Uitspraak
4 november 2015, 14/8282 (aangevallen uitspraak)
Centrale Raad van Beroep
In deze zaak gaat het om de beëindiging van de Ziektewet (ZW)-uitkering van appellante, die zich op 7 juli 2014 ziek meldde wegens psychische klachten. Appellante ontving vanaf 6 oktober 2014 een ZW-uitkering, maar het Uitvoeringsinstituut werknemersverzekeringen (Uwv) concludeerde op basis van rapporten van de verzekeringsarts dat zij geschikt was om haar arbeid te verrichten. Het primaire besluit van het Uwv om de uitkering per 27 oktober 2014 te beëindigen werd door de rechtbank Amsterdam in een eerdere uitspraak ongegrond verklaard. Appellante ging in hoger beroep tegen deze uitspraak, waarbij zij stelde dat haar beperkingen waren onderschat en dat zij niet in staat was om te werken.

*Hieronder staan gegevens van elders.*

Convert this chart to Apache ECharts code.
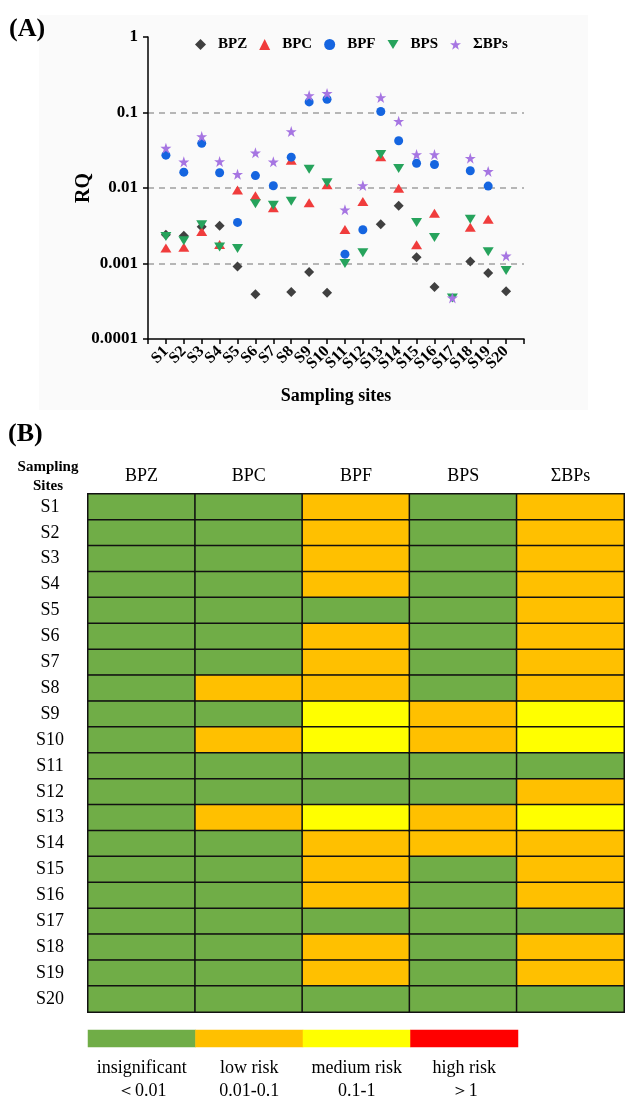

De Centrale Raad van Beroep oordeelde dat de rapporten van de verzekeringsarts voldoende en inzichtelijk gemotiveerd waren. Appellante had geen objectieve medische stukken overgelegd die haar standpunt onderbouwden. De rechtbank had terecht geoordeeld dat de medische onderzoeken zorgvuldig waren uitgevoerd en dat er geen aanleiding was om te twijfelen aan de geschiktheid van appellante voor haar arbeid. De Raad bevestigde de eerdere uitspraak van de rechtbank en oordeelde dat appellante niet in staat was om haar standpunt in hoger beroep te onderbouwen met nieuwe gegevens.
De Raad concludeerde dat het hoger beroep niet slaagde en dat de aangevallen uitspraak diende te worden bevestigd. Er was geen aanleiding voor een veroordeling in de proceskosten, en de uitspraak werd openbaar gedaan op 27 juli 2016.